Der Oberste Gerichtshof hat durch den Senatspräsidenten des Obersten Gerichtshofes Prof.Dr.Friedl als Vorsitzenden und durch die Hofräte des Obersten Gerichtshofes Dr.Gamerith, Dr.Kodek, Dr.Niederreiter und Dr.Redl als weitere Richter in der Rechtssache der klagenden Partei S*** G*** U*** W***, Wien

4, Schwarzenbergplatz 14, vertreten durch Dr.Walter Prunbauer und andere Rechtsanwälte in Wien, wider die beklagte Partei M-P*** W***-Gesellschaft mbH, Völs, Landesstraße 16, vertreten durch Dr.Ernst Offer, Rechtsanwalt in Innsbruck, wegen Unterlassung und Urteilsveröffentlichung (Streitwert im Provisorialverfahren S 300.000), infolge Revisionsrekurses der beklagten Partei gegen den Beschluß des Oberlandesgerichtes Innsbruck als Rekursgerichtes vom 31. Mai 1989, GZ 1 R 187/89-11, womit der Beschluß des Landesgerichtes Innsbruck vom 12.April 1989, GZ 12 Cg 91/89-6, aufgehoben wurde, folgenden

Beschluß

gefaßt:

Spruch

Dem Revisionsrekurs wird Folge gegeben.

Der angefochtene Beschluß wird dahin abgeändert, daß der Beschluß des Erstgerichtes wiederhergestellt wird.

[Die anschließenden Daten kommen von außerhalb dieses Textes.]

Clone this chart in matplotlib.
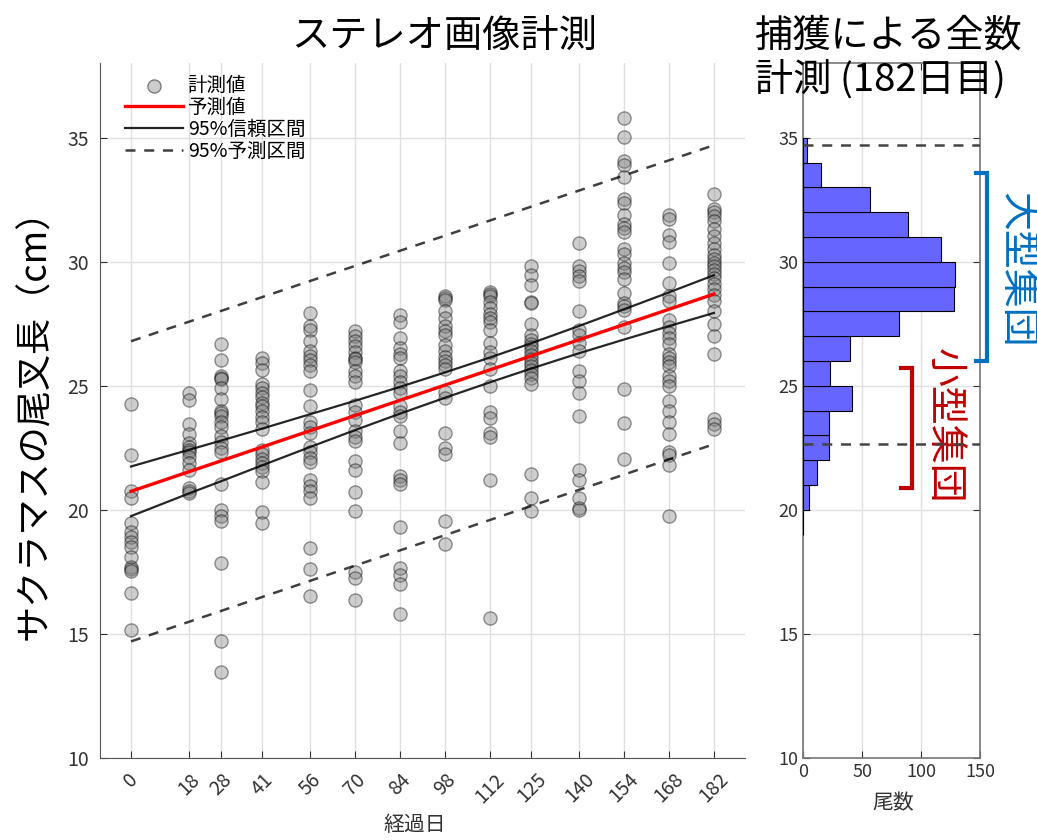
import matplotlib
matplotlib.use('Agg')
import matplotlib.pyplot as plt
import numpy as np

plt.rcParams['font.family'] = ['Noto Sans CJK JP', 'DejaVu Sans']

# 尾叉長の計測値 (cm), 経過日ごと
days = [0, 18, 28, 41, 56, 70, 84, 98, 112, 125, 140, 154, 168, 182]
d000 = [24.27, 22.21, 20.76, 20.5, 19.47, 19.12, 18.9, 18.7, 18.5, 18.1, 17.7, 17.6, 17.55, 16.67, 15.15]
d018 = [24.7, 24.45, 23.45, 23.05, 22.7, 22.55, 22.4, 22.35, 22.15, 21.9, 21.6, 20.9, 20.75, 20.7]
d028 = [26.7, 26.06, 25.38, 25.3, 25.27, 24.92, 24.47, 23.97, 23.9, 23.79, 23.56, 23.33, 22.98,
        22.73, 22.5, 22.35, 21.03, 20.0, 19.77, 19.55, 17.85, 14.7, 13.48]
d041 = [26.14, 25.91, 25.64, 25.08, 24.92, 24.73, 24.55, 24.32, 24.17, 23.97, 23.76, 23.56, 23.26,
        22.42, 22.24, 22.05, 21.89, 21.74, 21.55, 21.14, 19.92, 19.47]
d056 = [27.95, 27.42, 27.24, 26.82, 26.39, 26.21, 26.03, 25.83, 25.58, 24.85, 24.17, 23.56, 23.33,
        23.11, 22.55, 22.32, 22.09, 21.94, 21.21, 20.98, 20.76, 20.48, 18.45, 17.61, 16.52]
d070 = [27.2, 27.0, 26.82, 26.59, 26.36, 26.14, 26.1, 25.95, 25.61, 25.38, 25.15, 24.24, 23.94,
        23.64, 23.18, 22.95, 22.76, 21.97, 21.59, 20.73, 19.97, 17.5, 17.24, 16.36]
d084 = [27.85, 27.58, 26.94, 26.52, 26.29, 26.14, 25.61, 25.38, 25.15, 24.92, 24.73, 24.17, 23.94,
        23.79, 23.18, 22.7, 21.36, 21.21, 21.03, 19.32, 17.65, 17.39, 17.0, 15.79]
d098 = [28.64, 28.55, 28.45, 28.0, 27.73, 27.42, 27.2, 27.05, 26.64, 26.41, 26.18, 26.0, 25.86,
        25.68, 24.77, 24.52, 23.11, 22.5, 22.27, 19.55, 18.64]
d112 = [28.79, 28.7, 28.61, 28.38, 28.15, 27.88, 27.73, 27.58, 27.24, 26.74, 26.36, 26.14, 25.68,
        25.0, 23.94, 23.71, 23.11, 22.95, 21.21, 15.64]
d125 = [29.85, 29.47, 29.06, 28.38, 28.35, 27.5, 27.05, 26.86, 26.7, 26.55, 26.39, 26.24, 26.09,
        25.94, 25.79, 25.64, 25.48, 25.33, 25.08, 21.44, 20.48, 19.95]
d140 = [30.76, 29.82, 29.62, 29.42, 29.21, 28.0, 27.24, 27.05, 26.74, 26.39, 25.61, 25.18, 24.73,
        23.79, 21.59, 21.21, 20.48, 20.08, 20.0]
d154 = [35.79, 35.05, 34.06, 33.91, 33.41, 32.55, 32.39, 31.89, 31.52, 31.36, 31.21, 30.53, 30.3,
        29.97, 29.77, 29.59, 29.32, 28.76, 28.33, 28.21, 28.06, 27.39, 24.88, 23.52, 22.05]
d168 = [31.89, 31.74, 31.09, 30.79, 29.97, 29.14, 28.64, 28.41, 27.65, 27.39, 27.15, 26.94, 26.7,
        26.29, 26.14, 25.98, 25.79, 25.38, 25.18, 25.0, 24.39, 23.97, 23.56, 23.06, 22.35, 22.2,
        21.82, 19.77]
d182 = [32.73, 32.12, 32.0, 31.85, 31.64, 31.33, 31.06, 30.76, 30.53, 30.27, 30.12, 29.97, 29.82,
        29.67, 29.52, 29.36, 29.09, 28.91, 28.67, 28.41, 28.03, 27.5, 27.0, 26.29, 23.67, 23.48, 23.26]
measured = [d000, d018, d028, d041, d056, d070, d084, d098, d112, d125, d140, d154, d168, d182]

# 回帰の予測値と区間
pred_days = [0, 182]
pred_vals = [20.75, 28.7]
ci_upper = [21.75, 22.42, 22.79, 23.28, 23.86, 24.40, 24.96, 25.54, 26.14, 26.72, 27.42, 28.09, 28.77, 29.46]
ci_lower = [19.75, 20.66, 21.15, 21.80, 22.54, 23.22, 23.88, 24.52, 25.14, 25.70, 26.32, 26.87, 27.41, 27.94]
pi_days = [0, 182]
pi_upper = [26.8, 34.7]
pi_lower = [14.7, 22.65]

# 182日目の全数計測ヒストグラム
bin_lo = [19, 20, 21, 22, 23, 24, 25, 26, 27, 28, 29, 30, 31, 32, 33, 34]
counts = [0, 5, 12, 22, 22, 41, 23, 40, 81, 128, 129, 117, 89, 57, 15, 3]

fig = plt.figure(figsize=(10.37, 8.4), dpi=100)
ax = fig.add_axes([0.0964, 0.0976, 0.622, 0.827])
ax2 = fig.add_axes([0.7746, 0.0976, 0.1704, 0.827])

# 散布図
for d, vals in zip(days, measured):
    ax.scatter([d] * len(vals), vals, s=90, facecolors=(0.5, 0.5, 0.5, 0.38),
               edgecolors=(0, 0, 0, 0.4), linewidths=1.0, zorder=3)
ax.scatter([], [], s=90, facecolors=(0.5, 0.5, 0.5, 0.4), edgecolors=(0, 0, 0, 0.45),
           label='計測値')
ax.plot(pred_days, pred_vals, color='red', lw=2.4, label='予測値', zorder=5)
ax.plot(days, ci_upper, color='black', lw=1.6, alpha=0.85, label='95%信頼区間', zorder=4)
ax.plot(days, ci_lower, color='black', lw=1.6, alpha=0.85, zorder=4)
ax.plot(pi_days, pi_upper, color='black', lw=1.8, alpha=0.75, ls=(0, (4, 3.5)),
        label='95%予測区間', zorder=4)
ax.plot(pi_days, pi_lower, color='black', lw=1.8, alpha=0.75, ls=(0, (4, 3.5)), zorder=4)

ax.set_xlim(-9.7, 191.7)
ax.set_ylim(10, 38)
ax.set_xticks(days)
ax.set_xticklabels([str(d) for d in days], rotation=45, ha='center', va='top')
ax.set_yticks([10, 15, 20, 25, 30, 35])
ax.tick_params(direction='in', length=5, labelsize=14, colors='#333333', pad=8)
ax.grid(True, color='#e0e0e0', lw=1)
ax.set_axisbelow(True)
for side in ['top', 'right']:
    ax.spines[side].set_visible(False)
for side in ['left', 'bottom']:
    ax.spines[side].set_color('#555555')
ax.legend(loc='upper left', frameon=False, fontsize=14, handlelength=3.0,
          handletextpad=0.25, labelspacing=0.05, borderaxespad=0.2,
          bbox_to_anchor=(0.02, 1.0))

# ヒストグラム
ax2.barh(bin_lo, counts, height=1, align='edge', color='#6666ff',
         edgecolor='black', lw=0.8, zorder=3)
ax2.axhline(pi_upper[1], color='#444444', lw=1.8, ls=(0, (4, 3.5)), zorder=4)
ax2.axhline(pi_lower[1], color='#444444', lw=1.8, ls=(0, (4, 3.5)), zorder=4)
ax2.set_xlim(0, 150)
ax2.set_ylim(10, 38)
ax2.set_xticks([0, 50, 100, 150])
ax2.set_yticks([10, 15, 20, 25, 30, 35])
ax2.tick_params(direction='in', length=5, labelsize=13, colors='#333333',
                top=True, right=True)
ax2.grid(True, color='#e0e0e0', lw=1)
ax2.set_axisbelow(True)
for s in ax2.spines.values():
    s.set_color('#777777')
    s.set_linewidth(1.2)

# 大型集団・小型集団の括弧
blue = '#0070c0'
darkred = '#c00000'
ax2.plot([146.4, 155.7, 155.7, 146.4], [33.6, 33.6, 26.0, 26.0], color=blue, lw=3,
         clip_on=False, zorder=6, solid_joinstyle='miter')
ax2.text(181, 29.7, '大型集団', color=blue, fontsize=28, rotation=-90,
         ha='center', va='center', clip_on=False)
ax2.plot([83.1, 92.4, 92.4, 83.1], [25.7, 25.7, 20.9, 20.9], color=darkred, lw=3,
         clip_on=False, zorder=6, solid_joinstyle='miter')
ax2.text(119.6, 23.4, '小型集団', color=darkred, fontsize=28, rotation=-90,
         ha='center', va='center', clip_on=False)

# タイトル・軸ラベル
fig.text(444 / 1037, 1 - 36 / 840, 'ステレオ画像計測', fontsize=27.5, ha='center', va='center')
fig.text(755 / 1037, 1 - 36 / 840, '捕獲による全数', fontsize=27.5, ha='left', va='center')
fig.text(755 / 1037, 1 - 80 / 840, '計測 (182日目)', fontsize=27.5, ha='left', va='center')
fig.text(35 / 1037, 1 - 415 / 840, 'サクラマスの尾叉長（cm）', fontsize=26, rotation=90,
         ha='center', va='center')
fig.text(415 / 1037, 1 - 825 / 840, '経過日', fontsize=15, ha='center', va='center', color='#333333')
fig.text(893 / 1037, 1 - 803 / 840, '尾数', fontsize=15, ha='center', va='center', color='#333333')

fig.savefig('out.png', dpi=100)
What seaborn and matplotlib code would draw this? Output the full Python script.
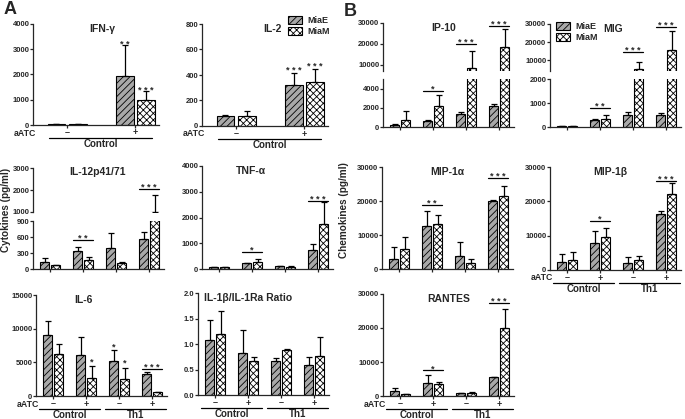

Die klagende Partei ist schuldig, der beklagten Partei die mit S 20.401,20 bestimmten Kosten des Rechtsmittelverfahrens (darin S 3.400,20 USt) binnen 14 Tagen bei Exekution zu zahlen.

Text

Begründung:

Die Beklagte betreibt in einer großen Anzahl von Filialen in Tirol ua den Einzelhandel mit Lebens- und Genußmitteln sowie Drogeriewaren, und zwar in der Form von "Märkten". In der "Tiroler Tageszeitung" vom 3.2.1989 kündigte die Beklagte "Pampers" aller Sorten zu einem Preis von S 139,90 je Packung an; tatsächlich verkaufte sie "Pampers"-Windeln auch zu diesem Preis, so am 10.2.1989 an Martin S***. Zu welchem Preis die Beklagte diese Windeln eingekauft hat und ob sie sie zum oder unter ihrem Einstandspreis verkauft hat, steht nicht fest.

Der "dm"-Drogeriemarkt, die Firma "F***" und die Firma S*** haben "Pampers"-Windeln zum Preis von S 139 und S 139,90 angeboten; der sonst übliche Preis beträgt rund S 169. Die Beklagte hat nur in ihrer Filiale im DEZ (Innsbruck) "Pampers"-Windeln um S 139,90 verkauft, weil dort auch die Firma "F***" und der "dm"-Drogeriemarkt Filialen unterhalten.

Mit der Behauptung, daß der Verkaufspreis der Beklagten von S 139,90 weit unter dem billigstmöglichen Einstandspreis liege, der nach den Erhebungen der Handelskammer unter Einschluß der Steuern S 163 betrage und nur durch sittenwidriges, gegen §§ 1 und 2 NVG und den sogenannten "Wohlverhaltenskatalog" der Bundeswirtschaftskammer verstoßendes "Anzapfen" bzw Ausnützen von Wettbewerbsvorteilen unterschritten werden könnte, begehrt der klagende Schutzverband zur Sicherung eines inhaltsgleichen Unterlassungsanspruches, der Beklagten mit einstweiliger Verfügung zu verbieten, a) Windeln, insbesondere "Pampers" (alle Sorten), zum oder unter dem Einstandspreis zuzüglich der Umsatzsteuer und aller sonstigen Abgaben, die beim Verkauf anfallen, zu verkaufen oder zum Verkauf anzubieten; b) in eventu: als Wiederverkäufer von Lieferanten bei Vorliegen gleicher Voraussetzungen ohne sachliche Rechtfertigung unterschiedliche Bedingungen, insbesondere Rabatte oder Sonderkonditionen, ohne entsprechende Gegenleistung zu fordern oder anzunehmen.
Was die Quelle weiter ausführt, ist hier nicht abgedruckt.